• ,
  • - +

Artikel

Menyingkirkan Budaya ‘Enggan’ Melapor di Masyarakat
• Rabu, 12/02/2020 • Tari Mardiana
 
Tari Mardiana, Asisten Ombudsman Republik Indonesia Kantor Perwakilan Provinsi Kalimantan Barat. (foto istimewa)

Banyak ahli telah menjelaskan definisi masyarakat atau dikenal dengan istilahsociety, sebagai sekumpulan kelompok manusia yang hidup dan bekerja sama dalam waktu yang relatif lama, dan mampu membuat keteraturan dalam kehidupan bersama yang mereka menganggap sebagai satu kesatuan sosial.
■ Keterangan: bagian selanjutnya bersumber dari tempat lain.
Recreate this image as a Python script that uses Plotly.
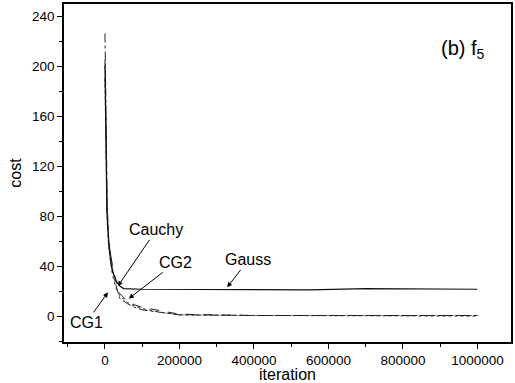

Sedangkan Koentjaraningrat, seorang guru besar Antropologi Universitas Indonesia menyebut masyarakat sebagai sekumpulan manusia yang saling 'bergaul', atau dengan istilah ilmiah, saling 'berinteraksi'.

Dalam perkembangannya, masyarakat mengalami proses perubahan yang mengikuti kondisi zaman. Hal ini diakibatkan adanya perkembangan dalam bidang keilmuan, teknologi, industri hingga ekonomi sosial. Sistem tradisional secara tidak langsung dipaksa berubah ke sistem modern atau dikenal dengan istilahsocial change(perubahan sosial).Keadaan ini mendorong anggota masyarakat untuk melakukan adaptasi dalam pergaulan hidup dan meningkatkan kemampuan pemenuhan kebutuhan atau hak hidup dasar.

Salah satu hak dasar yang harus terpenuhi adalah kesempatan masyarakat untuk mendapatkan pelayanan publik yang berkeadilan oleh penyelenggara pelayanan. Untuk melindungi hak-hak masyarakat, dalam amanat Undang-Undang Dasar 1945 telah jelas diatur hak dan kewajiban warga negara, mulai dari Pasal 27 sampai dengan Pasal 34.  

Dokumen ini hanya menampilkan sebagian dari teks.